В русле той же «космодицеи» – архивные коллажи Веры Хлебниковой и Кати Ковалевой (см. ил. 9 на вкладке); поэтика сбывшейся жизни равно завораживает обеих, и вопрошание системной гармонии осуществляется здесь в формах некоего бегства во времени – к подразумеваемой в прошлом связности бытия. Особенно это относится к Вере Хлебниковой, и в речах декларирующей идею «нового сентиментализма», как бы нерассуждающего собирания и спасения всего, чему грозит исчезнуть, – вплоть до бюрократических счетов и бланков, обнаруживающих в литографском переводе почерковую, лирическую стихийность. Вроде бы распластанная на листах или экспонированная в альбомах чья-то биография сама вспоминает свой прижизненный лад и с ним в соответствии обретает посмертный контекст; сила экзистенциального утверждения – и самоутверждения – впрямую зависит от того, насколько естественно окажутся соединены ее распавшиеся концы и начала. Но естественность – умышленна: невнятная, антиконструктивная реальность чужого архива (и чужой жизни) лишь в новой конструктивной целостности обзаводится необходимыми координатами; «сентиментальное» перебирание бумажек и старых фотографий как бы между делом рождает жесткую не только визуальную, но и вербальную структуру. Сбившись в культурный слой и став в нем знаками, «живые вещи» неизбежно меняют смысловую ауру, но в данном случае пафос постмодернистской работы с чужим текстом – в том, чтобы сделать перемену неощутимой: угадать ритм, не перегрузить поле, не нарушить равновесие; словом, по Рэю Брэдбери – не раздавить встреченную в прошлом бабочку.

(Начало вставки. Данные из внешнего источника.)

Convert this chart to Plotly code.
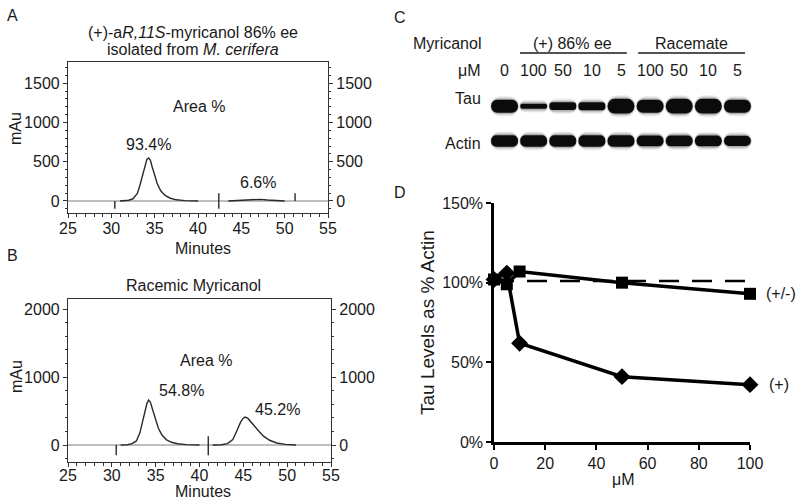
import plotly.graph_objects as go

# ---------------- data ----------------
# Panel A chromatogram: (+)-myricanol 86% ee
a_peak1_time = [31.0, 31.5, 32.0, 32.5, 33.0, 33.3, 33.6, 33.9, 34.1, 34.3, 34.5, 34.7, 35.0, 35.3, 35.7, 36.2, 36.8, 37.5, 38.5, 40.0]
a_peak1_mau = [0, 3, 10, 28, 95, 200, 330, 460, 530, 547, 520, 440, 320, 220, 130, 70, 35, 15, 5, 0]
a_peak2_time = [43.5, 44.5, 45.5, 46.0, 46.6, 47.2, 48.0, 49.0, 50.0]
a_peak2_mau = [0, 5, 15, 21, 25, 21, 12, 4, 0]
a_markers_time = [30.4, 42.4, 51.2]
a_markers_low = [-100, -100, 0]
a_markers_high = [0, 100, 100]
a_peak_labels = ["93.4%", "6.6%"]
a_label_time = [34.3, 46.9]
a_label_mau = [725, 229]

# Panel B chromatogram: racemic myricanol
b_peak1_time = [31.0, 31.8, 32.3, 32.8, 33.2, 33.5, 33.8, 34.0, 34.2, 34.4, 34.7, 35.0, 35.3, 35.7, 36.2, 36.8, 37.5, 38.5, 40.0]
b_peak1_mau = [0, 5, 20, 60, 180, 330, 500, 610, 662, 630, 500, 360, 250, 150, 80, 40, 18, 6, 0]
b_peak2_time = [41.5, 42.5, 43.2, 43.8, 44.3, 44.7, 45.0, 45.2, 45.5, 45.9, 46.4, 46.8, 47.3, 48.0, 48.8, 49.8, 51.0]
b_peak2_mau = [0, 5, 20, 80, 220, 340, 395, 412, 395, 330, 260, 200, 130, 70, 30, 10, 0]
b_markers_time = [30.5, 41.0]
b_markers_low = [-150, -150]
b_markers_high = [0, 130]
b_peak_labels = ["54.8%", "45.2%"]
b_label_time = [37.9, 48.9]
b_label_mau = [809, 529]

minutes_ticks = [25, 30, 35, 40, 45, 50, 55]
a_mau_ticks = [0, 500, 1000, 1500]
b_mau_ticks = [0, 1000, 2000]

# Panel C western blot
lane_conc = ["0", "100", "50", "10", "5", "100", "50", "10", "5"]
lane_index = list(range(9))
tau_band = [1.0, 0.40, 0.60, 0.62, 1.15, 1.0, 1.15, 1.15, 1.0]
actin_band = [1.0, 1.0, 1.0, 1.0, 1.0, 0.95, 0.95, 0.95, 0.9]

# Panel D quantification
conc_um = [0, 5, 10, 50, 100]
tau_racemate = [102, 99, 107, 100, 93]
tau_plus = [102, 106, 62, 41, 36]
vehicle_level = 101
d_x_ticks = [0, 20, 40, 60, 80, 100]
d_y_ticks = [0, 50, 100, 150]

# ---------------- helpers ----------------
W, H = 800, 501
FONT = "Liberation Sans, Arial, sans-serif"
INK = "#1a1a1a"
FS = 16


def px(x):
    return x / W


def py(y):
    return 1 - y / H


fig = go.Figure()

# ---------- Panel A ----------
fig.add_trace(go.Scatter(x=[25, 55], y=[0, 0], mode="lines", line=dict(color="#a8a8a8", width=1.5),
                         xaxis="x", yaxis="y", hoverinfo="skip"))
fig.add_trace(go.Scatter(x=a_peak1_time + [None] + a_peak2_time, y=a_peak1_mau + [None] + a_peak2_mau,
                         mode="lines", line=dict(color="#2a2a2a", width=1.4), xaxis="x", yaxis="y"))
mx, my = [], []
for t, lo, hi in zip(a_markers_time, a_markers_low, a_markers_high):
    mx += [t, t, None]
    my += [lo, hi, None]
fig.add_trace(go.Scatter(x=mx, y=my, mode="lines", line=dict(color="#2a2a2a", width=1.4), xaxis="x", yaxis="y"))
fig.add_trace(go.Scatter(x=[25], y=[0], mode="markers", marker=dict(opacity=0), xaxis="x", yaxis="y2",
                         hoverinfo="skip"))

# ---------- Panel B ----------
fig.add_trace(go.Scatter(x=[25, 55], y=[0, 0], mode="lines", line=dict(color="#a8a8a8", width=1.5),
                         xaxis="x2", yaxis="y3", hoverinfo="skip"))
fig.add_trace(go.Scatter(x=b_peak1_time + [None] + b_peak2_time, y=b_peak1_mau + [None] + b_peak2_mau,
                         mode="lines", line=dict(color="#2a2a2a", width=1.4), xaxis="x2", yaxis="y3"))
mx, my = [], []
for t, lo, hi in zip(b_markers_time, b_markers_low, b_markers_high):
    mx += [t, t, None]
    my += [lo, hi, None]
fig.add_trace(go.Scatter(x=mx, y=my, mode="lines", line=dict(color="#2a2a2a", width=1.4), xaxis="x2", yaxis="y3"))
fig.add_trace(go.Scatter(x=[25], y=[0], mode="markers", marker=dict(opacity=0), xaxis="x2", yaxis="y6",
                         hoverinfo="skip"))

# ---------- Panel C (blot) ----------
TAU_ROW, ACTIN_ROW = 0.0, 1.0
TAU_H, ACTIN_H = 0.37, 0.33
for rows, row_y, hh in [(tau_band, TAU_ROW, TAU_H), (actin_band, ACTIN_ROW, ACTIN_H)]:
    # soft blurred edges: several translucent layers
    for grow, wid, alpha in [(0.22, 1.0, 0.06), (0.15, 0.98, 0.10), (0.08, 0.95, 0.18)]:
        halo = [v * hh + grow for v in rows]
        fig.add_trace(go.Bar(x=lane_index, y=halo, base=[row_y - h / 2 for h in halo], width=wid,
                             marker=dict(color=f"rgba(0,0,0,{alpha})", cornerradius="50%", line=dict(width=0)),
                             xaxis="x3", yaxis="y4", hoverinfo="skip"))
    core = [v * hh for v in rows]
    fig.add_trace(go.Bar(x=lane_index, y=core, base=[row_y - h / 2 for h in core], width=0.92,
                         marker=dict(color="#0b0b0b", cornerradius="50%", line=dict(width=0)),
                         xaxis="x3", yaxis="y4"))

# ---------- Panel D ----------
fig.add_trace(go.Scatter(x=[conc_um[0], conc_um[-1]], y=[vehicle_level, vehicle_level], mode="lines",
                         line=dict(color="black", width=2.5, dash="20px,13px"), xaxis="x4", yaxis="y5",
                         cliponaxis=False))
fig.add_trace(go.Scatter(x=conc_um, y=tau_plus, mode="lines+markers",
                         line=dict(color="black", width=3.5),
                         marker=dict(symbol="diamond", size=13, color="black"),
                         xaxis="x4", yaxis="y5", cliponaxis=False))
fig.add_trace(go.Scatter(x=conc_um, y=tau_racemate, mode="lines+markers",
                         line=dict(color="black", width=3.5),
                         marker=dict(symbol="square", size=12, color="black"),
                         xaxis="x4", yaxis="y5", cliponaxis=False))

# ---------------- axes ----------------
tickfont = dict(family=FONT, size=FS, color=INK)
chrom_x = dict(range=[25, 55], tickvals=minutes_ticks, ticks="outside", ticklen=4, tickwidth=1,
               minor=dict(dtick=1, ticks="outside", ticklen=3, tickcolor="#333"),
               showline=True, linecolor="#333", linewidth=1.2, mirror=True, showgrid=False,
               zeroline=False, tickfont=tickfont, tickcolor="#333", automargin=False)
chrom_y = dict(ticks="outside", ticklen=4, tickwidth=1, tickcolor="#333", showline=True,
               linecolor="#333", linewidth=1.2, showgrid=False, zeroline=False, tickfont=tickfont,
               automargin=False)

fig.update_layout(
    xaxis=dict(domain=[px(68), px(328)], anchor="y", ticklabelstandoff=-3, **chrom_x),
    yaxis=dict(domain=[py(213), py(62)], anchor="x", range=[-153, 1770], tickvals=a_mau_ticks,
               minor=dict(dtick=100, ticks="outside", ticklen=2, tickcolor="#333"), **chrom_y),
    yaxis2=dict(overlaying="y", side="right", anchor="x", range=[-153, 1770], tickvals=a_mau_ticks,
                minor=dict(dtick=100, ticks="outside", ticklen=2, tickcolor="#333"), **chrom_y),
    xaxis2=dict(domain=[px(68), px(331)], anchor="y3", ticklabelstandoff=-5, **chrom_x),
    yaxis3=dict(domain=[py(462), py(299)], anchor="x2", range=[-250, 2150], tickvals=b_mau_ticks,
                minor=dict(dtick=200, ticks="outside", ticklen=2, tickcolor="#333"), **chrom_y),
    yaxis6=dict(overlaying="y3", side="right", anchor="x2", range=[-250, 2150], tickvals=b_mau_ticks,
                minor=dict(dtick=200, ticks="outside", ticklen=2, tickcolor="#333"), **chrom_y),
    xaxis3=dict(domain=[px(490), px(752)], anchor="y4", range=[-0.5, 8.5], visible=False, automargin=False),
    yaxis4=dict(domain=[py(160), py(75)], anchor="x3", range=[1.55, -0.9], visible=False, automargin=False),
    xaxis4=dict(domain=[px(494), px(750)], anchor="y5", range=[0, 100], tickvals=d_x_ticks,
                ticks="outside", ticklen=5, tickwidth=2, tickcolor="black", showline=True,
                linecolor="black", linewidth=2.5, showgrid=False, zeroline=False, tickfont=tickfont,
                automargin=False),
    yaxis5=dict(domain=[py(442), py(203)], anchor="x4", range=[0, 150], tickvals=d_y_ticks,
                ticktext=[f"{v}%" for v in d_y_ticks], ticks="outside", ticklen=5, tickwidth=2,
                tickcolor="black", showline=True, linecolor="black", linewidth=2.5, showgrid=False,
                zeroline=False, tickfont=tickfont, automargin=False),
)

# ---------------- annotations ----------------
ann = []


def text(x, y, s, size=FS, xanchor="center", xref="paper", yref="paper", textangle=0, yanchor="middle"):
    ann.append(dict(x=x, y=y, text=s, xref=xref, yref=yref, showarrow=False, xanchor=xanchor,
                    yanchor=yanchor, textangle=textangle, font=dict(family=FONT, size=size, color=INK)))


# panel letters
text(px(12), py(15), "A")
text(px(12), py(255), "B")
text(px(400), py(18), "C")
text(px(400), py(193), "D")

# Panel A
text(px(193), py(33), "(+)-a<i>R,11S</i>-myricanol 86% ee")
text(px(193), py(49), "isolated from <i>M. cerifera</i>")
text(40.1, 1208, "Area %", xref="x", yref="y")
for s, t, v in zip(a_peak_labels, a_label_time, a_label_mau):
    text(t, v, s, xref="x", yref="y")
text(px(16), py(129), "mAu", textangle=-90)
text(px(203), py(248), "Minutes")

# Panel B
text(px(193), py(285), "Racemic Myricanol")
text(40.7, 1250, "Area %", xref="x2", yref="y3")
for s, t, v in zip(b_peak_labels, b_label_time, b_label_mau):
    text(t, v, s, xref="x2", yref="y3")
text(px(16), py(377), "mAu", textangle=-90)
text(px(203), py(491), "Minutes")

# Panel C
text(px(483), py(44), "Myricanol", xanchor="right")
text(px(483), py(70), "μM", xanchor="right")
text(px(483), py(98), "Tau", xanchor="right")
text(px(483), py(143), "Actin", xanchor="right")
for i, c in zip(lane_index, lane_conc):
    text(i, py(70), c, xref="x3")
text(2.35, py(44), "(+) 86% ee", xref="x3")
text(6.42, py(44), "Racemate", xref="x3")

# Panel D
text(px(427), py(322), "Tau Levels as % Actin", size=19, textangle=-90)
text(px(623), py(479), "μM")
ann.append(dict(x=conc_um[-1], y=tau_racemate[-1], xref="x4", yref="y5", text="(+/-)", showarrow=False,
                xanchor="left", xshift=14, font=dict(family=FONT, size=FS, color=INK)))
ann.append(dict(x=conc_um[-1], y=tau_plus[-1], xref="x4", yref="y5", text="(+)", showarrow=False,
                xanchor="left", xshift=17, font=dict(family=FONT, size=FS, color=INK)))

shapes = [
    dict(type="line", xref="x3", yref="paper", x0=0.53, x1=4.2, y0=py(53), y1=py(53),
         line=dict(color=INK, width=1.3)),
    dict(type="line", xref="x3", yref="paper", x0=4.59, x1=8.26, y0=py(53), y1=py(53),
         line=dict(color=INK, width=1.3)),
]

fig.update_layout(
    width=W, height=H, autosize=False,
    margin=dict(l=0, r=0, t=0, b=0),
    paper_bgcolor="white", plot_bgcolor="rgba(0,0,0,0)",
    showlegend=False, barmode="overlay",
    annotations=ann, shapes=shapes,
    font=dict(family=FONT, size=FS, color=INK),
)

fig.write_html("out.html", config={"displayModeBar": False},
               post_script="document.body.style.margin='0';document.body.style.overflow='hidden';")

Передвигаясь как надо, бабочку не раздавишь; понимание принципа «правильного рядоположения» само отсекает лишние варианты. Что должно приводить к минимализму – однако лишь в некоторых работах Кати Ковалевой (в альбомах, в акварелях на синтепоне) можно увидеть его концептуально-знаковые и действительно «минимальные» версии. Но уже у Александра Константинова, который, казалось бы, должен проходить по тому же разряду, мы сталкиваемся с парадоксальным явлением: с минималистскими обманками – когда легчайший видимый результат достигается ценой максимальных усилий, и его появлению предшествует долгая и кропотливая ручная работа. Чисто количественные ее характеристики сами по себе впечатляют: миллиону диодов и конденсаторов, из которых составлены, например, гашунинские скульптуры, соответствуют – «алаверды» – тысяча деревянных фрагментов, три вида дерева, четыре тысячи собственноручно изготовленных гвоздей для одной композиции Константинова: вот уж вполне «уроки труда» (см. ил. 11 на вкладке).

Этот художник тоже, пожалуй, требует «крупного плана» – еще один «крайний», чье творчество замыкает ситуацию с противоположной стороны. Как бы и вообще на отлете – не «мусорщик», не склонен к инфантильным жестам (к характерной для этого круга позиции изначальной нескомпрометированности), не использует чужой материал, достигая «палимпсестной» структуры чистым рисованием, разве что осложненным нетрадиционными методами воздействия на фактуру (плесенью, ржавчиной, чаем, молоком, огнем). По специальности математик – стало быть, профессионально ощущает возможности комбинаторики в решении вопроса о свободе воли. Именно здесь его тематическая зона внутри общей истории: свобода в каноне.

Канон как бы задан геометрической сеткой, подчас впрямую воспроизводящей еще одну бумажную основу и вообще безличный канцелярит. Но авторитарность ее словно провоцируется: то случайность поведения нетрадиционного материала расшатывает порядок, то непредсказуемо вибрирует проведенный рукой штрих (даже в печати Константинов выбирает сложнейшую технику цветной резцовой гравюры, чтобы не утерять этого ощущения непосредственной, «ручной» власти над процессом). И в этих акцентах рукотворной непредсказуемости есть скрытый момент «подражания природе» – явленному в ней Божественному произволу: ведь узор коры дерева или камня бесцелен, но в бесцельности и есть его профетический смысл. Тектоника обнаруживает себя в текстуре, и сложносоставная, но очень точно артикулированная слитность константиновских «поверхностей» может быть отрефлексирована как попытка текстурных уподоблений, как подспудное стремление выразить тактильное многообразие мира. Ритмический модуль как бы меняется от светового блика, от дуновения ветра, и «папиллярные» линии изображенной бумаги при всей их выверенности все-таки ассоциативно представляют образ органического цветения – лист есть только дактилоскопический след, слепок некоего присутствия, легкая тень существующих в мироздании структур.

Так что закон, как и следовало ожидать, тоже возникает из ощущения свободы. Устройство калейдоскопа наглядно убеждает в том, что размноженная прихоть легко становится правилом – и, стало быть, не стоит упорствовать в произнесении «последних слов» о мире, но, напротив, стоит, не напрягая голоса и доверившись собственной «длине дыхания», попробовать встроиться в мировой ритм. Искусство участников этого проекта – уязвимое по части рукоделия и миниатюризации, маргинальное и не входящее в «мейнстрим», со стороны любых рейтингов немагистральное – в сущности выводит на такую возможность.